— begin SUPPLIED DATA —

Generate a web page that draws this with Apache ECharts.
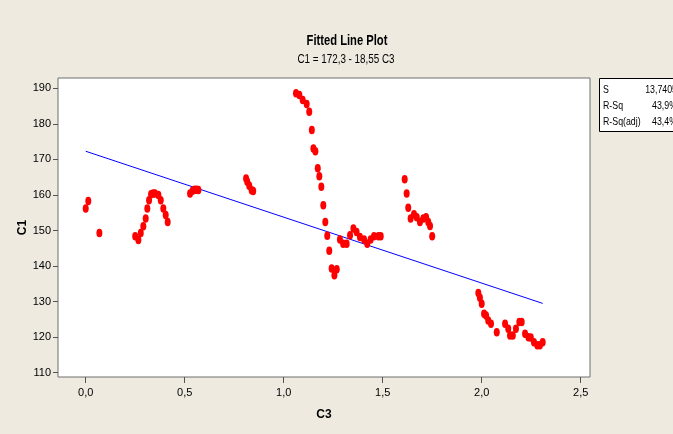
<!DOCTYPE html>
<html>
<head>
<meta charset="utf-8">
<script src="https://cdn.jsdelivr.net/npm/echarts@6/dist/echarts.min.js"></script>
<style>
html,body{margin:0;padding:0;background:#EEEAE0;}
#c{width:673px;height:434px;}
</style>
</head>
<body>
<div id="c"></div>
<script>
// ---- data ----
var c3Values = [
  0.000, 0.013, 0.069,
  0.250, 0.266, 0.278, 0.291, 0.303, 0.311, 0.320, 0.330, 0.340, 0.350, 0.367, 0.379, 0.392, 0.404, 0.414,
  0.527, 0.540, 0.550, 0.560, 0.569,
  0.810, 0.816, 0.826, 0.838, 0.846,
  1.062, 1.079, 1.096, 1.116, 1.129, 1.142, 1.150, 1.160, 1.172, 1.180, 1.190, 1.200, 1.210, 1.220, 1.230, 1.242, 1.256, 1.268,
  1.284, 1.300, 1.318, 1.335, 1.352, 1.368, 1.385, 1.406, 1.422, 1.439, 1.456, 1.478, 1.490,
  1.611, 1.621, 1.629, 1.641, 1.658, 1.672, 1.688, 1.705, 1.719, 1.730, 1.739, 1.750,
  1.983, 1.991, 2.000, 2.012, 2.022, 2.033, 2.047, 2.076, 2.118, 2.134, 2.143, 2.157, 2.173, 2.190, 2.202,
  2.219, 2.236, 2.248, 2.264, 2.281, 2.294, 2.308
];
var c1Values = [
  156.2, 158.3, 149.3,
  148.4, 147.3, 149.3, 151.2, 153.4, 156.2, 158.5, 160.2, 160.4, 160.4, 160.0, 158.5, 156.2, 154.4, 152.4,
  160.4, 161.2, 161.5, 161.5, 161.4,
  164.6, 163.7, 162.6, 161.3, 161.1,
  188.6, 188.1, 186.7, 185.6, 183.4, 178.3, 173.1, 172.3, 167.5, 165.3, 162.3, 157.1, 152.4, 148.5, 144.3, 139.3, 137.4, 139.1,
  147.5, 146.3, 146.3, 148.7, 150.6, 149.6, 148.2, 147.5, 146.3, 147.5, 148.4, 148.4, 148.4,
  164.4, 160.4, 156.4, 153.4, 154.6, 153.7, 152.4, 153.4, 153.7, 152.4, 151.3, 148.4,
  132.4, 131.1, 129.4, 126.6, 126.1, 124.7, 123.8, 121.4, 123.8, 122.4, 120.5, 120.5, 122.4, 124.3, 124.3,
  121.0, 120.0, 119.9, 118.6, 117.7, 117.7, 118.6
];
var fitC3 = [0.000, 2.308];
var fitC1 = [172.3, 129.5];
var xTicks = [0, 0.5, 1.0, 1.5, 2.0, 2.5];
var yTicks = [110, 120, 130, 140, 150, 160, 170, 180, 190];
var statNames = ['S', 'R-Sq', 'R-Sq(adj)'];
var statValues = ['13,7405', '43,9%', '43,4%'];
var titleText = 'Fitted Line Plot';
var subtitleText = 'C1 = 172,3 - 18,55 C3';

// ---- build ----
var FONT = '"Liberation Sans", Arial, sans-serif';
var points = c3Values.map(function (x, i) { return [x, c1Values[i]]; });
var fitLine = fitC3.map(function (x, i) { return [x, fitC1[i]]; });

var chart = echarts.init(document.getElementById('c'), null, {renderer: 'canvas'});

var graphics = [{
  type: 'rect', left: 599, top: 78, silent: true,
  shape: {width: 100, height: 53},
  style: {fill: '#ffffff', stroke: '#000000', lineWidth: 1}
}, {
  type: 'text', x: 347, y: 41, scaleX: 0.8, silent: true,
  style: {text: titleText, font: 'bold 14px ' + FONT, fill: '#000', textAlign: 'center', textVerticalAlign: 'middle'}
}, {
  type: 'text', x: 346, y: 60, scaleX: 0.82, silent: true,
  style: {text: subtitleText, font: '12px ' + FONT, fill: '#000', textAlign: 'center', textVerticalAlign: 'middle'}
}];
statNames.forEach(function (n, i) {
  graphics.push({
    type: 'text', x: 603, y: 90 + i * 16, scaleX: 0.8, silent: true,
    style: {text: n, font: '11px ' + FONT, fill: '#000', textVerticalAlign: 'middle', textAlign: 'left'}
  });
  graphics.push({
    type: 'text', x: 677, y: 90 + i * 16, scaleX: 0.8, silent: true,
    style: {text: statValues[i], font: '11px ' + FONT, fill: '#000', textVerticalAlign: 'middle', textAlign: 'right'}
  });
});

chart.setOption({
  backgroundColor: '#EEEAE0',
  animation: false,
  grid: {left: 58, top: 78, right: 83, bottom: 57, show: true,
         backgroundColor: '#ffffff', borderColor: '#6e6e6e', borderWidth: 1,
         outerBoundsMode: 'none', containLabel: false},
  xAxis: {
    type: 'value', min: -0.14, max: 2.547,
    name: 'C3', nameLocation: 'middle', nameGap: 32,
    nameTextStyle: {fontFamily: FONT, fontSize: 12, fontWeight: 'bold', color: '#000'},
    axisLine: {show: false, onZero: false},
    splitLine: {show: false},
    axisTick: {show: true, length: 6, customValues: xTicks, lineStyle: {color: '#555'}},
    axisLabel: {customValues: xTicks, margin: 10, color: '#000', fontFamily: FONT, fontSize: 11,
      formatter: function (v) { return v.toFixed(1).replace('.', ','); }}
  },
  yAxis: {
    type: 'value', min: 108.8, max: 192.9,
    name: 'C1', nameLocation: 'middle', nameGap: 29, nameRotate: 90, nameMoveOverlap: false,
    nameTextStyle: {fontFamily: FONT, fontSize: 12, fontWeight: 'bold', color: '#000'},
    axisLine: {show: false, onZero: false},
    splitLine: {show: false},
    axisTick: {show: true, length: 5, customValues: yTicks, lineStyle: {color: '#555'}},
    axisLabel: {customValues: yTicks, margin: 7, color: '#000', fontFamily: FONT, fontSize: 11}
  },
  series: [
    {type: 'line', data: fitLine, symbol: 'none', silent: true,
     lineStyle: {color: '#0000FF', width: 1}, z: 2},
    {type: 'scatter', data: points, symbol: 'circle', symbolSize: [6, 8.5],
     itemStyle: {color: '#FF0000', opacity: 1}, z: 3}
  ],
  graphic: graphics
});
</script>
</body>
</html>
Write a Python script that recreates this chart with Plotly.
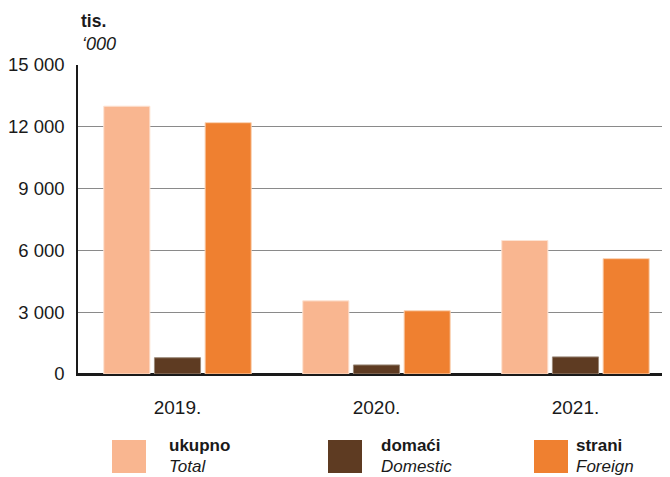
import plotly.graph_objects as go

years = ["2019.", "2020.", "2021."]
series_names = ["ukupno", "domaći", "strani"]
series_names_en = ["Total", "Domestic", "Foreign"]
ukupno = [13000, 3550, 6480]
domaci = [790, 440, 830]
strani = [12200, 3070, 5600]
y_ticks = [0, 3000, 6000, 9000, 12000, 15000]
y_tick_labels = ["0", "3 000", "6 000", "9 000", "12 000", "15 000"]
colors = ["#F9B690", "#5E3B22", "#EF8030"]

FONT = "Liberation Sans, Arial, sans-serif"

OFF = 8  # page body margin
W, H = 670 - OFF, 477 - OFF
L, R, T, B = 78 - OFF, 0, 65 - OFF, 477 - 374
pw, ph = W - L - R, H - T - B

def px(x):
    return (x - OFF - L) / pw

def py(y):
    return (H - B - (y - OFF)) / ph

fig = go.Figure()
line_cols = ["#FDE3D3", "#9A8878", "#FAD3B5"]
for name, vals, c, lc in zip(series_names, [ukupno, domaci, strani], colors, line_cols):
    fig.add_trace(go.Bar(x=years, y=vals, name=name, marker=dict(color=c, line=dict(color=lc, width=1)),
                         showlegend=False))

fig.update_layout(
    width=W, height=H,
    margin=dict(l=L, r=R, t=T, b=B),
    paper_bgcolor="white", plot_bgcolor="white",
    barmode="group", bargap=0.236, bargroupgap=0.09,
    font=dict(family=FONT, color="#1a1a1a", size=18),
    xaxis=dict(range=[-0.5, 2.475], showgrid=False, showline=True, linecolor="#1a1a1a", linewidth=1.5,
               ticks="outside", ticklen=15, tickcolor="rgba(0,0,0,0)", tickfont=dict(size=19, family=FONT)),
    yaxis=dict(range=[0, 15000], tickvals=y_ticks, ticktext=y_tick_labels, showgrid=True,
               gridcolor="#8a8a8a", gridwidth=1, showline=True, linecolor="#1a1a1a", linewidth=1.5,
               zeroline=True, zerolinecolor="#1a1a1a", zerolinewidth=1.5,
               ticks="outside", ticklen=8, tickcolor="rgba(0,0,0,0)", tickfont=dict(size=18.5, family=FONT)),
)

ann = [
    dict(x=px(79), y=py(21), text="<b>tis.</b>", font=dict(size=17.5, family=FONT, color="#1a1a1a")),
    dict(x=px(80), y=py(44), text="<i>‘000</i>", font=dict(size=18, family=FONT, color="#1a1a1a")),
]
sq_x = [112, 328, 534]
tx_x = [167, 379, 574]
for i in range(3):
    fig.add_shape(type="rect", xref="paper", yref="paper", x0=px(sq_x[i]), x1=px(sq_x[i] + 34),
                  y0=py(473), y1=py(440), fillcolor=colors[i], line=dict(width=0))
    ann.append(dict(x=px(tx_x[i]), y=py(445), text="<b>" + series_names[i] + "</b>",
                    font=dict(size=17, family=FONT, color="#1a1a1a")))
    ann.append(dict(x=px(tx_x[i]), y=py(466), text="<i>" + series_names_en[i] + "</i>",
                    font=dict(size=17, family=FONT, color="#1a1a1a")))
for a in ann:
    a.update(xref="paper", yref="paper", xanchor="left", yanchor="middle", showarrow=False)
fig.update_layout(annotations=ann)

fig.write_html("out.html")
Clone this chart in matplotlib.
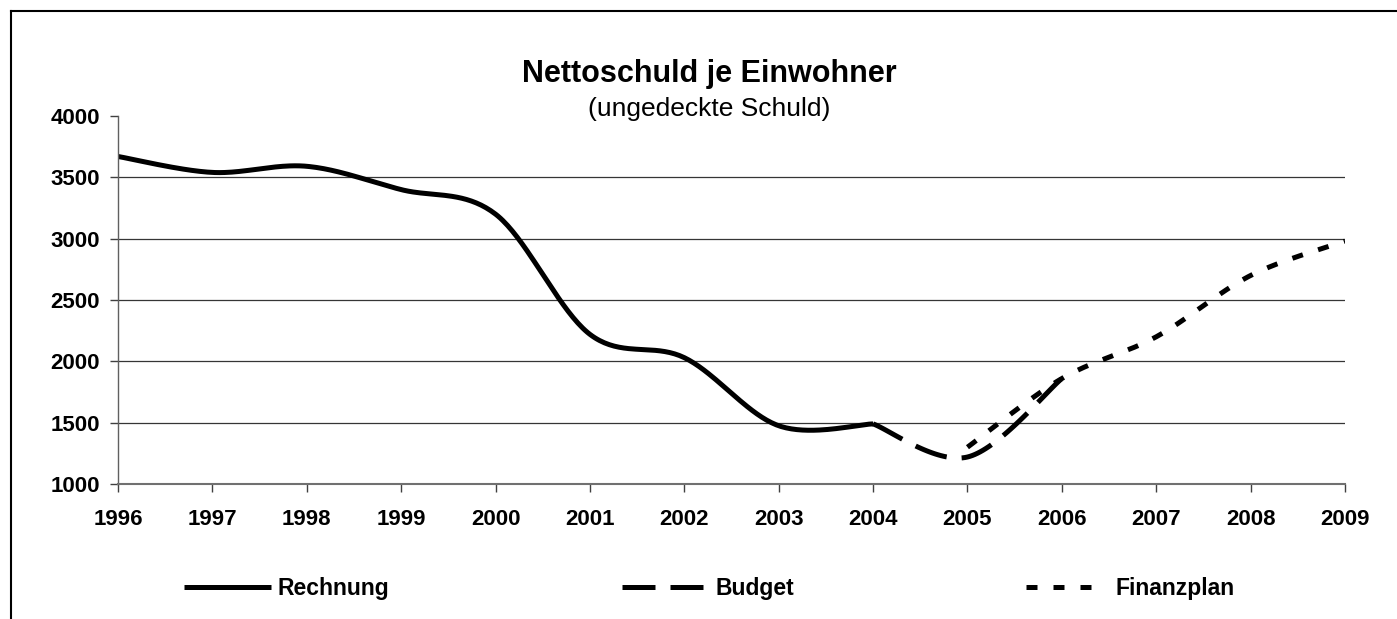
import numpy as np
import matplotlib
matplotlib.use('Agg')
import matplotlib.pyplot as plt
from matplotlib.lines import Line2D

plt.rcParams['font.family'] = ['Liberation Sans', 'DejaVu Sans']
plt.rcParams['lines.scale_dashes'] = False

years_rechnung = [1996, 1997, 1998, 1999, 2000, 2001, 2002, 2003, 2004]
rechnung = [3670, 3540, 3590, 3400, 3200, 2220, 2030, 1475, 1490]

years_budget = [2004, 2005, 2006]
budget = [1490, 1220, 1860]

years_finanz = [2005, 2006, 2007, 2008, 2009]
finanzplan = [1300, 1860, 2200, 2700, 2980]

year_ticks = list(range(1996, 2010))
y_ticks = [1000, 1500, 2000, 2500, 3000, 3500, 4000]


def smooth(xs, ys, n=40):
    # excel-style smoothed line (bezier through the points)
    p = np.column_stack([xs, ys]).astype(float)
    t = np.linspace(0, 1, n)[:, None]
    out = []
    for i in range(len(p) - 1):
        p0 = p[i - 1] if i > 0 else p[i]
        p1, p2 = p[i], p[i + 1]
        p3 = p[i + 2] if i + 2 < len(p) else p[i + 1]
        c1 = p1 + (p2 - p0) / 6
        c2 = p2 - (p3 - p1) / 6
        seg = (1 - t)**3 * p1 + 3 * (1 - t)**2 * t * c1 + 3 * (1 - t) * t**2 * c2 + t**3 * p2
        out.append(seg if i == 0 else seg[1:])
    out = np.vstack(out)
    return out[:, 0], out[:, 1]


W, H = 1397, 619
fig = plt.figure(figsize=(W / 100, H / 100), dpi=100)
ax = fig.add_axes([118 / W, 1 - 484 / H, (1345 - 118) / W, (484 - 116) / H])

lw = 5 * 0.72
px = 0.72
x, y = smooth(years_rechnung, rechnung)
ax.plot(x, y, color='black', lw=lw, solid_capstyle='butt', label='Rechnung')
x, y = smooth(years_budget, budget)
ax.plot(x, y, color='black', lw=lw, dashes=(33 * px, 15 * px), dash_capstyle='butt', label='Budget')
x, y = smooth(years_finanz, finanzplan)
ax.plot(x, y, color='black', lw=lw, dashes=(11 * px, 16 * px), dash_capstyle='butt', label='Finanzplan')

ax.set_xlim(1996, 2009)
ax.set_ylim(1000, 4000)
ax.set_xticks(year_ticks)
ax.set_yticks(y_ticks)
for v in y_ticks[1:-1]:
    ax.axhline(v, color='#353535', lw=0.9, zorder=0)

for s in ['top', 'right']:
    ax.spines[s].set_visible(False)
ax.spines['left'].set_color('#606060')
ax.spines['bottom'].set_color('#707070')
ax.spines['left'].set_linewidth(1.0)
ax.spines['bottom'].set_linewidth(1.5)
ax.tick_params(axis='x', length=6, width=1, color='#404040', pad=12, labelsize=16)
ax.tick_params(axis='y', length=6, width=1, color='#404040', pad=7, labelsize=16)
for lab in ax.get_xticklabels() + ax.get_yticklabels():
    lab.set_fontweight('bold')

fig.text(709 / W, 1 - 82 / H, 'Nettoschuld je Einwohner', ha='center', va='baseline',
         fontsize=22, fontweight='bold')
fig.text(709 / W, 1 - 116 / H, '(ungedeckte Schuld)', ha='center', va='baseline', fontsize=19)

# legend, three separate entries along the bottom
handles = ax.get_lines()
starts = [184, 622, 1026]
hlens = [3.8, 3.8, 3.0]
pads = [0.3, 0.3, 0.9]
for h, x0, hl, tp in zip(handles, starts, hlens, pads):
    fig.legend([h], [h.get_label()], loc='center left', bbox_to_anchor=(x0 / W, 1 - 589 / H),
               frameon=False, handlelength=hl, handletextpad=tp, borderpad=0, borderaxespad=0,
               prop={'weight': 'bold', 'size': 16.5})

# outer frame (only left and top edges fall inside the picture)
fig.add_artist(Line2D([10.5 / W, 10.5 / W], [0, 1 - 10.5 / H], color='black', lw=1.5))
fig.add_artist(Line2D([10.5 / W, 1], [1 - 10.5 / H, 1 - 10.5 / H], color='black', lw=1.5))

fig.savefig('out.png', dpi=100)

— end SUPPLIED DATA —

→ WRITTEN REQUEST
In the entries above, identify every line with the string "that".

→ THE ANSWER
Generate a web page that draws this with Apache ECharts.
Write a Python script that recreates this chart with Plotly.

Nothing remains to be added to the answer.